Proponents claim cost savings. Critics highlight the plight of people seeking care. Landis focuses on the peculiar dilemma of workers who now find that they may also have become victims of this money-centered focus.
Sort, evaluate and often deny
Kathy Landis was not a bedside nurse. From 2021 to 2022, when she worked for Elevance, she performed utilization reviews for enrollees in North Carolina’s Medicaid program. She used software tools and other resources to evaluate insurance claims in accordance with a strict set of guidelines and subject to the review of her managers. In a typical week, Landis estimates that she worked for 46 hours. Many other workers, with many different job titles, did the same task under similar circumstances. Elevance also employed licensed practical or licensed vocational nurses to do similar medical necessity reviews.
But, unlike Landis, the LPNs and vocational nurses were paid on an hourly basis and classified as eligible for overtime pay. Why?
Consistency across job titles or an arbitrary classification of a job as salaried or hourly-paid may be useful shorthand for understanding the law, but FLSA rules are far more nuanced.
Counting hours
The FLSA requires employers to pay covered, nonexempt employees at least 1.5 times their regular rate of pay for all hours worked over 40 in a single 168-hour workweek. The hours that must be counted include all hours during which the worker is “suffered or permitted” to work. Importantly, hours that an employee chooses to work to complete unfinished tasks must be included, unless the employer specifically objects at the time.
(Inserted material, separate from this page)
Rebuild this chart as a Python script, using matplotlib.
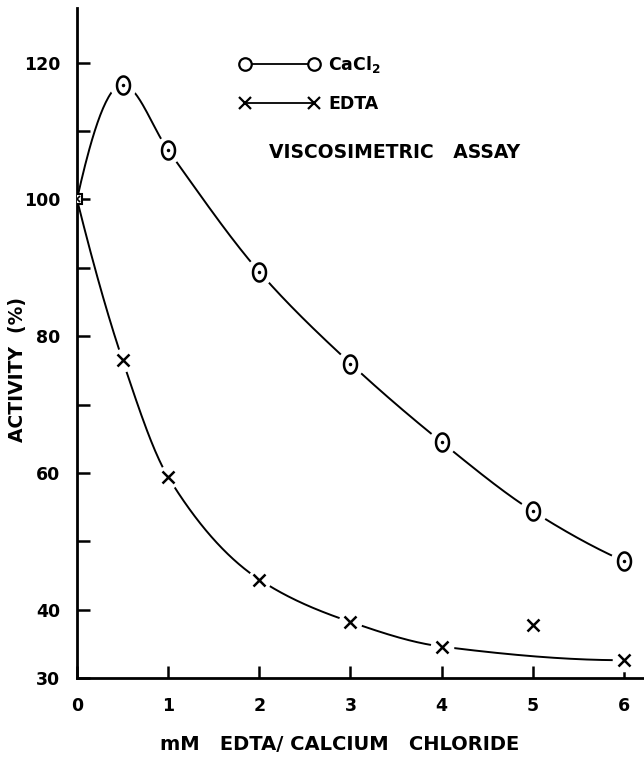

Most employees are covered by FLSA minimum wage and overtime protections. Some, however, are excluded because of the amount they make and the duties they perform.
Salary test
Excluded employees must make at least $684 per week and total compensation of $107,432 per year. A worker who makes less than that amount is entitled to overtime pay, regardless of how the employer labels the payment.
Duties test
Certain employees are also excluded from overtime protection because of the duties they perform. The three most common exclusions are for executive, administrative, and professional workers.
To fall under the executive exemption, an employee’s primary duty must be to manage an enterprise, or a recognized subdivision. An executive ordinarily directs two or more employees and has authority to hire and fire.
An administrator generally does office or non-manual work directly related to management or general business operations. An administrator usually has the power to exercise discretion and independent judgment on significant matters.
The professional exemption generally requires advanced knowledge in a field of science or learning (customarily requiring a degree) or work as a teacher, artist, or in a creative field.
The salary and duties tests are cumulative, so that someone who does the work outlined for the administrator or professional categories, for example, must also make at least $107,432 per year.
READ MORE CALIFORNIA UNPAID WAGES LEGAL NEWS
The Landis plaintiffs might plausibly base their overtime claim on either the total amount of annual salary or their apparent inability to exercise discretion and independent judgment.
Long hours, low pay
Here’s the hard question – what can be done about the long hours and inadequate pay that Kathy Landis and the other utilization review nurses describe in their Complaint?
The FLSA was enacted in 1938 in response to labor unrest triggered by the Great Depression. The law was designed to prevent the kind of worker exploitation the nurses describe. Unpaid wages lawsuits, like Landis, are clearly part of the solution. The recent nurses strikes in New York and California suggest that collective political action may also play a role.